List every way customers come into contact with your brand, both online and offline.
- Ads (TV, social, posters)
- Website and landing pages
- Google search results
- Reviews or comparison sites
- Social media channels
- Events, shops, or physical experiences
- Customer service interactions
Tip: Don’t only think about the moments you control. Reviews, forums, and word of mouth also shape the journey.
3. Think about emotions and barriers.
Customers don’t just take logical steps; emotions drive behaviour.
- At awareness: curiosity, surprise, excitement.
- At consideration: uncertainty, comparison, trust-building.
- At action: confidence, urgency, but also fear of making the wrong choice.
- At retention: satisfaction, belonging, routine.
- At advocacy: pride, trust, enthusiasm.
Also ask: What might stop someone moving forward?
- Awareness – low visibility, confusing brand message.
- Consideration – lack of reviews, unclear pricing.
- Action – complicated checkout, hidden costs.
- Retention – poor communication, no follow-up.
- Advocacy – no easy way to share or refer.
4. Match channels and tactics.
Now link each stage of the journey with the right tools.
- Awareness: Paid social, SEO, PR, influencer activity.
- Consideration: Reviews, blogs, webinars, retargeting ads.
- Action: Landing pages, promo codes, live chat support.
- Retention: Loyalty emails, apps, excellent service, community-building.
- Advocacy: Referral schemes, social sharing campaigns, user-generated content.
Example: Airbnb’s “Made Possible by Hosts” campaign combined outbound ads (awareness), user reviews and rich listings (consideration), seamless booking (action), follow-up emails (retention), and host/guest stories (advocacy).
5. Choose KPIs.
Measurement brings the journey to life. Choose KPIs that prove success at each stage.
- Awareness: reach, impressions, brand searches.
- Consideration: engagement, click-throughs, content views, email opens.
- Action: conversions, cost per acquisition (CPA), sales or sign-ups.
- Retention: repeat purchase rate, churn rate, lifetime value (LTV).
- Advocacy: referrals, reviews, Net Promoter Score (NPS), social shares.
Tip: Keep it simple. Pick 2–3 key metrics per stage. Too many, and you’ll drown in data.
Using the map once it’s done.
A customer journey map is a working tool, not a poster for the wall. It should guide your campaigns, budgets, messaging, and measurement.
Plan campaigns
When planning campaigns, the map helps you match activity to the stage customers are in. If awareness is low, you might use reach-building ads, PR, or influencer activity with introductory messaging that tells people who you are and why you matter. If customers are in consideration, focus on reviews, guides, and case studies supported by trust-building messaging that reassures and informs.
Improve the experience
The map also highlights barriers that stop people progressing.

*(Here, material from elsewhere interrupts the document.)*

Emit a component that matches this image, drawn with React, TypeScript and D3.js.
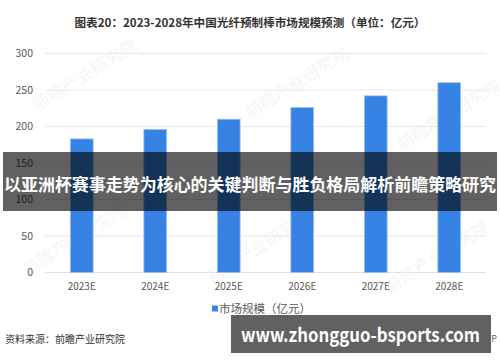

For example, if customers often abandon checkout, you can reduce friction by simplifying the process and sending reminder emails with reassuring messaging such as “free returns, no hidden fees.”
Allocate budget wisely
Budget decisions also become clearer once the journey is mapped. If awareness is already strong but retention is weak, it makes sense to shift investment into loyalty schemes and customer service, supported by appreciation messaging that rewards existing customers rather than always chasing new ones.
Measure what matters
Finally, a mapped journey helps you measure what matters. At the awareness stage you track reach and impressions, supported by visibility-focused messaging. At consideration you monitor engagement and sign-ups, backed up with educational messaging. At action you measure conversions and CPA, supported by clear calls-to-action. Retention is measured through repeat purchases and lifetime value, with messaging that rewards and maintains trust. Advocacy is tracked through reviews and referrals, with messaging that builds community and pride.
Takeaway.
Once mapped, the customer journey becomes a practical tool for aligning campaigns, channels, messaging, budget, and measurement. It stops marketing from being scattergun and turns it into a focused plan that guides customers smoothly from awareness through to advocacy.